Are ideas such as spontaneity and the deep integration of thought and emotion valued in Objectivism, at least as it has traditionally been presented? I think not. I know that I value spontaneity and being a free spirit in some ways, but those things do not seem to be valued in Objectivism. Yet is the fact that I value these things an indication that I embrace subjectivism? Again, I think not. I'm not sure what the "dialectic" is here between the objective and the subjective or personal, but it's worth exploring. I know that I would rather value something that accords fully with "joy and reason and meaning" than be true to Objectivism for its own sake. As Rand said, philosophy is not an end in itself, only Man is an end in himself -- and I am enough of an individualist to think that "Man" can mean only an individual human being.
I am so enamored of the ancient Greek conception of philosophy as the love of wisdom that I am more committed to finding and realizing a philosophy for living on earth than I am in pursuing academic philosophy. What if a true philosophy for living on earth comes to highly value things that Objectivism (as historically espoused) does not?

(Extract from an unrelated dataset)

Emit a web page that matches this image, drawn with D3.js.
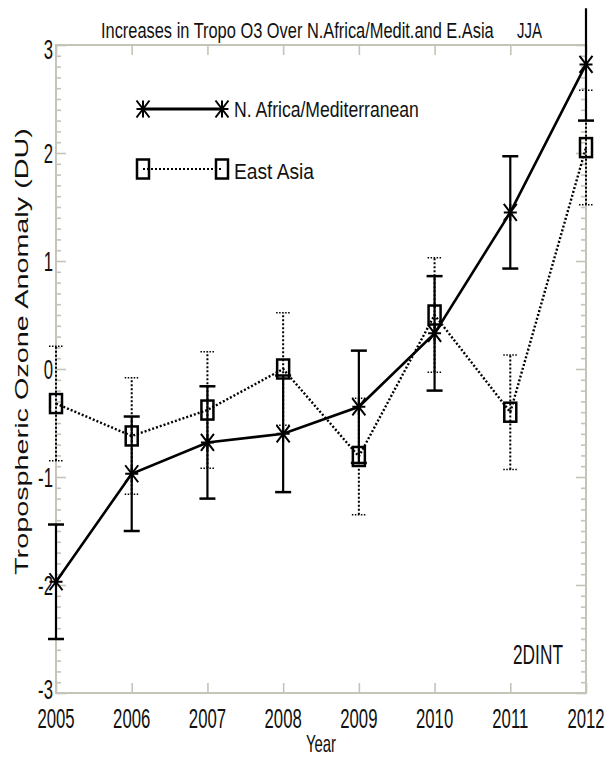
<!DOCTYPE html>
<html>
<head>
<meta charset="utf-8">
<script src="https://cdn.jsdelivr.net/npm/d3@7"></script>
<style>
  html, body { margin: 0; padding: 0; background: #fff; }
  svg { display: block; }
  text { font-family: "Liberation Sans", Arial, Helvetica, sans-serif; fill: #111; }
</style>
</head>
<body>
<svg id="chart" width="605" height="758"></svg>
<script>
// ---------------- data ----------------
const years = [2005, 2006, 2007, 2008, 2009, 2010, 2011, 2012];
const naValues = [-1.97, -0.97, -0.68, -0.60, -0.35, 0.33, 1.45, 2.82];
const naErrors = [0.53, 0.53, 0.52, 0.54, 0.52, 0.53, 0.52, 0.52];
const eaValues = [-0.32, -0.62, -0.38, 0.00, -0.81, 0.50, -0.40, 2.05];
const eaErrors = [0.53, 0.54, 0.54, 0.52, 0.54, 0.53, 0.53, 0.53];
const yTicks = [-3, -2, -1, 0, 1, 2, 3];
const xTickLabels = ["2005", "2006", "2007", "2008", "2009", "2010", "2011", "2012"];
const seriesNames = ["N. Africa/Mediterranean", "East Asia"];
const titleText = "Increases in Tropo O3 Over N.Africa/Medit.and E.Asia";
const seasonText = "JJA";
const tagText = "2DINT";
const xTitle = "Year";
const yTitle = "Tropospheric Ozone Anomaly (DU)";

// ---------------- layout ----------------
const svg = d3.select("#chart");
const L = 56, R = 586, T = 45, B = 693;
const x = d3.scaleLinear().domain([2005, 2012]).range([L, R]);
const y = d3.scaleLinear().domain([-3, 3]).range([B, T]);
const axisColor = "#c4c4b8";
const SX = 0.62; // horizontal squeeze of glyphs

function sText(g, px, py, str, fs, anchor) {
  return g.append("text")
    .attr("transform", `translate(${px},${py}) scale(${SX},1)`)
    .attr("text-anchor", anchor || "start")
    .attr("font-size", fs)
    .text(str);
}
// text squeezed to a given width (left-anchored)
function fitText(g, px, py, str, fs, width, rotate) {
  const t = g.append("text").attr("font-size", fs).text(str);
  const natural = t.node().getComputedTextLength() || width;
  const k = width / natural;
  if (rotate) {
    t.attr("text-anchor", "middle")
     .attr("transform", `translate(${px},${py}) rotate(-90) scale(${k},1)`);
  } else {
    t.attr("transform", `translate(${px},${py}) scale(${k},1)`);
  }
  return t;
}

// ---------------- axes ----------------
const minor = d3.range(-30, 31).filter(v => v % 10 !== 0).map(v => v / 10);

function styleAxis(g) {
  g.select(".domain").remove();
  g.selectAll(".tick line").attr("stroke", axisColor).attr("stroke-width", 1.6);
}

svg.append("g").attr("transform", `translate(0,${B})`)
  .call(d3.axisBottom(x).tickValues(years).tickSize(-10).tickFormat(""))
  .call(styleAxis);
svg.append("g").attr("transform", `translate(0,${T})`)
  .call(d3.axisTop(x).tickValues(years).tickSize(-10).tickFormat(""))
  .call(styleAxis);
svg.append("g").attr("transform", `translate(${L},0)`)
  .call(d3.axisLeft(y).tickValues(yTicks).tickSize(-10).tickFormat(""))
  .call(styleAxis);
svg.append("g").attr("transform", `translate(${L},0)`)
  .call(d3.axisLeft(y).tickValues(minor).tickSize(-5).tickFormat(""))
  .call(styleAxis);
svg.append("g").attr("transform", `translate(${R},0)`)
  .call(d3.axisRight(y).tickValues(yTicks).tickSize(-10).tickFormat(""))
  .call(styleAxis);
svg.append("g").attr("transform", `translate(${R},0)`)
  .call(d3.axisRight(y).tickValues(minor).tickSize(-5).tickFormat(""))
  .call(styleAxis);

svg.append("rect")
  .attr("x", L).attr("y", T).attr("width", R - L).attr("height", B - T)
  .attr("fill", "none").attr("stroke", axisColor).attr("stroke-width", 2);

// tick labels
const labels = svg.append("g");
yTicks.forEach((v, i) => {
  const off = v === 3 ? 14 : (v === -3 ? 6 : 10);
  sText(labels, L - 3, y(v) + off, String(v), 27, "end");
});
years.forEach((yr, i) => {
  sText(labels, x(yr), 728, xTickLabels[i], 27, "middle");
});

// titles
fitText(svg, 101, 38, titleText, 22, 393);
fitText(svg, 517, 38, seasonText, 22, 25);
fitText(svg, 513, 664, tagText, 27, 50);
sText(svg, (L + R) / 2, 752, xTitle, 24, "middle");
fitText(svg, 28, (128 + 575) / 2, yTitle, 18, 447, true);

// ---------------- marks ----------------
const plot = svg.append("g");
const dotDash = "2,2";

function asterisk(g, cx, cy) {
  const w = 6.5, h = 8.5;
  g.append("path")
    .attr("d", `M${cx - w},${cy}L${cx + w},${cy}M${cx},${cy - h}L${cx},${cy + h}` +
               `M${cx - w},${cy - h}L${cx + w},${cy + h}M${cx - w},${cy + h}L${cx + w},${cy - h}`)
    .attr("stroke", "#000").attr("stroke-width", 2).attr("fill", "none");
}
function square(g, cx, cy) {
  g.append("rect").attr("x", cx - 6).attr("y", cy - 9.5).attr("width", 12).attr("height", 19)
    .attr("fill", "none").attr("stroke", "#000").attr("stroke-width", 2.5);
}

// East Asia error bars (dotted)
years.forEach((yr, i) => {
  const lo = eaValues[i] - eaErrors[i], hi = eaValues[i] + eaErrors[i];
  const cx = x(yr);
  plot.append("line").attr("x1", cx).attr("x2", cx).attr("y1", y(lo)).attr("y2", y(hi))
    .attr("stroke", "#000").attr("stroke-width", 2).attr("stroke-dasharray", dotDash);
  [lo, hi].forEach(v => {
    plot.append("line").attr("x1", cx - 7).attr("x2", cx + 7).attr("y1", y(v)).attr("y2", y(v))
      .attr("stroke", "#000").attr("stroke-width", 1.5).attr("stroke-dasharray", "1.5,1.5");
  });
});

// East Asia line
const lineGen = d3.line().x(d => x(d[0])).y(d => y(d[1]));
plot.append("path").datum(years.map((yr, i) => [yr, eaValues[i]]))
  .attr("d", lineGen).attr("fill", "none").attr("stroke", "#000")
  .attr("stroke-width", 2.4).attr("stroke-dasharray", dotDash);

// N. Africa error bars (solid)
years.forEach((yr, i) => {
  const lo = naValues[i] - naErrors[i], hi = naValues[i] + naErrors[i];
  const cx = x(yr);
  plot.append("line").attr("x1", cx).attr("x2", cx).attr("y1", y(lo)).attr("y2", y(hi))
    .attr("stroke", "#000").attr("stroke-width", 2.2);
  [lo, hi].forEach(v => {
    if (v <= 3 && v >= -3) {
      plot.append("line").attr("x1", cx - 8).attr("x2", cx + 8).attr("y1", y(v)).attr("y2", y(v))
        .attr("stroke", "#000").attr("stroke-width", 2.5);
    }
  });
});

// N. Africa line
plot.append("path").datum(years.map((yr, i) => [yr, naValues[i]]))
  .attr("d", lineGen).attr("fill", "none").attr("stroke", "#000").attr("stroke-width", 2.6);

years.forEach((yr, i) => square(plot, x(yr), y(eaValues[i])));
years.forEach((yr, i) => asterisk(plot, x(yr), y(naValues[i])));

// ---------------- legend ----------------
const lg = svg.append("g");
lg.append("line").attr("x1", 143).attr("x2", 222).attr("y1", 109).attr("y2", 109)
  .attr("stroke", "#000").attr("stroke-width", 2.8);
asterisk(lg, 143, 109); asterisk(lg, 222, 109);
fitText(lg, 234, 117, seriesNames[0], 22, 185);

lg.append("line").attr("x1", 143).attr("x2", 222).attr("y1", 169).attr("y2", 169)
  .attr("stroke", "#000").attr("stroke-width", 2.2).attr("stroke-dasharray", dotDash);
square(lg, 143, 169); square(lg, 222, 169);
fitText(lg, 234, 179, seriesNames[1], 22, 80);
</script>
</body>
</html>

What if those things include friendship, passion, spontaneity, naturalness, emotion, pleasure, enjoyment, insight, creativity, personal experience, benevolence, kindness, getting along with others or setting them at ease (cf. the reaction of people to Roark vs. to Keating), trusting one's native self and not attempting to remake one's soul from the ground up based on conscious philosophy, letting go of ought and should and other moralistic concepts, concretizing what is personally important in art (as opposed to what is metaphysically significant or ethically correct)? In that case, I would say so much the worse for Objectivism.
I happen to think that attempting to do justice to these phenomena is more true to Rand's idea of "joy and reason and meaning" than is the desiccated intellectualism of so many Objectivists -- and that this is the right and healthy attitude to have regarding this body of ideas we call Objectivism. But when you have this attitude you run the risk of incurring the ire of the self-proclaimed defenders of Rand's philosophical legacy. It's important in this context to keep in mind something that Ayn Rand herself once wrote: "The most selfish of all things is the independent mind that recognizes no authority higher than its own and no value higher than its judgment of truth."